Thursday, August 27, 2009
the Wake Up Call (part 5)
The sleeping bag, or sleeping *system* as it is sometimes called, is another part of the Big Three. The sleeping bags I carried before were always bulky and had 4 or 5 pounds of loft. I also carried an inflatable camp mattress that weighed 6 or 7 pounds. HEAVY. BULKY. did I mention it was HEAVY? In the Beyond Backpacking book, Jardine describes an ultralight sleeping "quilt." It is not a quilt in the sense that your grandmother made for a bedspread.

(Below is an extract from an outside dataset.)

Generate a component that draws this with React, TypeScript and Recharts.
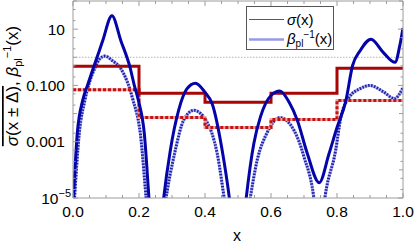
import React from "react";
import { LineChart, Line, XAxis, YAxis, ReferenceLine } from "recharts";

const W = 415;
const H = 247;
const FONT = '"Liberation Sans", Arial, sans-serif';
const FRAME = "#9c9c9c";

// sigma(x) local curve (solid blue)
const sigmaX = [0, 0.013, 0.0295, 0.045, 0.062, 0.075, 0.09, 0.118, 0.145, 0.173, 0.185, 0.198, 0.216, 0.232, 0.252, 0.272, 0.295, 0.32, 0.345, 0.371, 0.4, 0.422, 0.452, 0.477, 0.5, 0.522, 0.548, 0.568, 0.6, 0.627, 0.655, 0.68, 0.71, 0.746, 0.776, 0.8, 0.827, 0.847, 0.87, 0.903, 0.94, 0.976, 0.99, 1.0];
const sigmaY = [5e-6, 0.002, 0.03, 0.11, 0.43, 1.17, 3.9, 30, 3.9, 0.43, 0.11, 0.03, 0.002, 5e-6, 1e-8, 5e-6, 5e-4, 0.013, 0.075, 0.12, 0.057, 0.022, 5e-4, 5e-6, 1e-8, 5e-6, 8.7e-4, 0.0076, 0.044, 0.063, 0.025, 0.0057, 3.8e-4, 3.5e-5, 3.8e-4, 0.0032, 0.029, 0.5, 1.7, 4.4, 1.5, 0.66, 2.5, 11];

// beta_pl^-1(x) (dotted blue)
const betaX = [0.003, 0.019, 0.036, 0.05, 0.067, 0.08, 0.097, 0.12, 0.143, 0.165, 0.182, 0.204, 0.224, 0.25, 0.278, 0.31, 0.335, 0.366, 0.406, 0.437, 0.462, 0.5, 0.533, 0.558, 0.589, 0.627, 0.67, 0.7, 0.733, 0.746, 0.76, 0.796, 0.812, 0.837, 0.87, 0.9, 0.94, 0.974, 1.0];
const betaY = [5e-6, 0.002, 0.03, 0.13, 0.43, 0.85, 1.1, 0.75, 0.43, 0.13, 0.03, 0.002, 5e-6, 1e-8, 5e-6, 5e-4, 0.0057, 0.013, 0.005, 3.8e-4, 5e-6, 1e-8, 5e-6, 2.2e-4, 0.0022, 0.0072, 0.0025, 2.9e-4, 5e-6, 1e-7, 5e-6, 5e-4, 0.0076, 0.038, 0.077, 0.1, 0.06, 0.034, 0.083];

// bin averages over [x - Δ, x + Δ] (steps)
const binEdges = [0, 0.2, 0.4, 0.6, 0.8, 1.0];
const binSigma = [0.48, 0.053, 0.025, 0.053, 0.41, 0.41];
const binBeta = [0.07, 0.0072, 0.0032, 0.0061, 0.029, 0.029];

const unitLevel = 1;

const xTicks = [0, 0.05, 0.1, 0.15, 0.2, 0.25, 0.3, 0.35, 0.4, 0.45, 0.5, 0.55, 0.6, 0.65, 0.7, 0.75, 0.8, 0.85, 0.9, 0.95, 1];
const xLabels = ["0.0", "0.2", "0.4", "0.6", "0.8", "1.0"];
const yTicks = [1e-5, 2e-5, 5e-5, 1e-4, 2e-4, 5e-4, 1e-3, 2e-3, 5e-3, 0.01, 0.02, 0.05, 0.1, 0.2, 0.5, 1, 2, 5, 10, 20, 50, 100];
const yLabelVals = [1e-5, 0.001, 0.1, 10];
const yLabels = ["10", "0.001", "0.100", "10"];

const sigmaData = sigmaX.map((x, i) => ({ x, y: sigmaY[i] }));
const betaData = betaX.map((x, i) => ({ x, y: betaY[i] }));
const binSigmaData = binEdges.map((x, i) => ({ x, y: binSigma[i] }));
const binBetaData = binEdges.map((x, i) => ({ x, y: binBeta[i] }));

const near = (a: number, b: number) => Math.abs(a - b) < 1e-9 * Math.max(1, Math.abs(b));
const xLabelOf = (v: number) => {
  const k = Math.round(v * 5);
  return near(v, k / 5) ? xLabels[k] : null;
};
const isDecade = (v: number) => near(Math.log10(v), Math.round(Math.log10(v)));

const BottomTick = (p: any) => {
  const { x, y, payload } = p;
  const lab = xLabelOf(payload.value);
  return (
    <g>
      <line x1={x} x2={x} y1={y} y2={y - (lab ? 5 : 3)} stroke={FRAME} />
      {lab && (
        <text x={x} y={y + 19} textAnchor="middle" fontSize={15.5} fontFamily={FONT} fill="#000">
          {lab}
        </text>
      )}
    </g>
  );
};

const TopTick = (p: any) => {
  const { x, y, payload } = p;
  const lab = xLabelOf(payload.value);
  return <line x1={x} x2={x} y1={y} y2={y + (lab ? 5 : 3)} stroke={FRAME} />;
};

const LeftTick = (p: any) => {
  const { x, y, payload } = p;
  const v = payload.value;
  const li = yLabelVals.findIndex((l) => near(v, l));
  const len = li >= 0 ? 5 : isDecade(v) ? 4 : 2.5;
  return (
    <g>
      <line x1={x} x2={x + len} y1={y} y2={y} stroke={FRAME} />
      {li === 0 && (
        <text x={x - 2} y={y + 6} textAnchor="end" fontSize={15.5} fontFamily={FONT} fill="#000">
          <tspan>10</tspan>
          <tspan fontSize={11} dy={-7}>−5</tspan>
        </text>
      )}
      {li > 0 && (
        <text x={x - 8} y={y + 5.5} textAnchor="end" fontSize={15.5} fontFamily={FONT} fill="#000">
          {yLabels[li]}
        </text>
      )}
    </g>
  );
};

const RightTick = (p: any) => {
  const { x, y, payload } = p;
  const v = payload.value;
  const li = yLabelVals.findIndex((l) => near(v, l));
  const len = li >= 0 ? 5 : isDecade(v) ? 4 : 2.5;
  return <line x1={x} x2={x - len} y1={y} y2={y} stroke={FRAME} />;
};

export default function App() {
  return (
    <div style={{ position: "absolute", left: 0, top: 0, width: W, height: H, background: "#fff" }}>
      <LineChart width={W} height={H} margin={{ top: 0, right: 0, bottom: 0, left: 0 }}>
        <XAxis
          dataKey="x"
          type="number"
          domain={[0, 1]}
          ticks={xTicks}
          interval={0}
          allowDataOverflow
          height={49}
          tickLine={false}
          tickSize={0}
          tickMargin={0}
          tick={BottomTick}
          axisLine={{ stroke: FRAME }}
        />
        <XAxis
          xAxisId="top"
          orientation="top"
          dataKey="x"
          type="number"
          domain={[0, 1]}
          ticks={xTicks}
          interval={0}
          allowDataOverflow
          height={1}
          tickLine={false}
          tickSize={0}
          tickMargin={0}
          tick={TopTick}
          axisLine={{ stroke: FRAME }}
        />
        <YAxis
          yAxisId="l"
          type="number"
          scale="log"
          domain={[1e-5, 100]}
          ticks={yTicks}
          interval={0}
          allowDataOverflow
          width={73}
          tickLine={false}
          tickSize={0}
          tickMargin={0}
          tick={LeftTick}
          axisLine={{ stroke: FRAME }}
        />
        <YAxis
          yAxisId="r"
          orientation="right"
          type="number"
          scale="log"
          domain={[1e-5, 100]}
          ticks={yTicks}
          interval={0}
          allowDataOverflow
          width={12}
          tickLine={false}
          tickSize={0}
          tickMargin={0}
          tick={RightTick}
          axisLine={{ stroke: FRAME }}
        />
        <ReferenceLine yAxisId="l" y={unitLevel} stroke="#b4b4b4" strokeDasharray="1.5 1.5" />
        <Line data={betaData} yAxisId="l" dataKey="y" name="betaBase" type="monotone" stroke="#a9aeee" strokeWidth={3} dot={false} isAnimationActive={false} />
        <Line data={betaData} yAxisId="l" dataKey="y" name="beta" type="monotone" stroke="#2020a6" strokeWidth={3} strokeDasharray="1.5 1.5" dot={false} isAnimationActive={false} />
        <Line data={binBetaData} yAxisId="l" dataKey="y" name="binBetaBase" type="stepAfter" stroke="#eca4a4" strokeWidth={3} dot={false} isAnimationActive={false} />
        <Line data={binBetaData} yAxisId="l" dataKey="y" name="binBeta" type="stepAfter" stroke="#c41212" strokeWidth={3} strokeDasharray="3 2" dot={false} isAnimationActive={false} />
        <Line data={binSigmaData} yAxisId="l" dataKey="y" name="binSigma" type="stepAfter" stroke="#a80606" strokeWidth={3} dot={false} isAnimationActive={false} />
        <Line data={sigmaData} yAxisId="l" dataKey="y" name="sigma" type="monotone" stroke="#0404a8" strokeWidth={3} dot={false} isAnimationActive={false} />
      </LineChart>
      <svg width={W} height={H} style={{ position: "absolute", left: 0, top: 0, pointerEvents: "none" }}>
        <text transform="translate(18,86) rotate(-90)" textAnchor="middle" fontSize={17} fontFamily={FONT} fill="#000">
          <tspan style={{ textDecoration: "overline" }}>
            <tspan fontStyle="italic">σ</tspan>(x ± Δ)
          </tspan>
          <tspan>, </tspan>
          <tspan fontStyle="italic">β</tspan>
          <tspan fontSize={11} dy={4}>pl</tspan>
          <tspan fontSize={11} dy={-11}>−1</tspan>
          <tspan dy={7}>(x)</tspan>
        </text>
        <text x={237} y={241} textAnchor="middle" fontSize={16} fontFamily={FONT} fill="#000">
          x
        </text>
        <rect x={246.5} y={6.5} width={87} height={43} fill="#fff" stroke="#555" />
        <line x1={249} x2={284} y1={19.5} y2={19.5} stroke="#b03434" strokeWidth={1.2} />
        <text x={287} y={25} fontSize={15} fontFamily={FONT} fill="#000">
          <tspan fontStyle="italic">σ</tspan>(x)
        </text>
        <line x1={249} x2={284} y1={39.5} y2={39.5} stroke="#9898e6" strokeWidth={2.5} />
        <text x={287} y={44} fontSize={15} fontFamily={FONT} fill="#000">
          <tspan fontStyle="italic">β</tspan>
          <tspan fontSize={10} dy={3}>pl</tspan>
          <tspan fontSize={10} dy={-9}>−1</tspan>
          <tspan dy={6}>(x)</tspan>
        </text>
      </svg>
    </div>
  );
}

Using the new ultralight synthetic insulations available today, Jardine describes how they constructed a two person *quilt* by laying the insulation between two sheets of 1.1 ounce un-coated nylon material. It has to be UNCOATED so it will breathe. With the two sheets sewn together, a loop of knitting yarn is threaded through at 12 inch to 18 inch intervals, to hold the insulation in place. It was easy to make one for myself, after I ordered some specialty insulation and fabric. I didn't need the two person model, so I guess-timated about 84" by 60" wide. My wife sewed the perimeter of the two sheets together, after we had them sandwiched over the double sheets of insulation. Then, as shown in the diagram in the book, we laid a ruler over each location to be sewn. The loop of yarn went through the layers, out the bottom, back around the bottom, back up through the layers, then was tied off on the top layer. This helps to hold the insulation in place. The first few times I attempted to use this quilt on a trip, I had to also use a fleece sleeping bag to supplement. I didn't realize that the quilt had to be CLOSED at the foot end in order to keep the feet warm! I think it says that somewhere in the book, but I must have missed it! It wasn't too hard for my wife to retro-fit the quilt with a footbox. We simply folded two corners in towards the center, then used an extra piece of fabric to sew them together. The result is a MUCH warmer and highly useable piece of gear for about a pound. This quilt has now served me for many backcountry nights over several seasons, and is still going strong.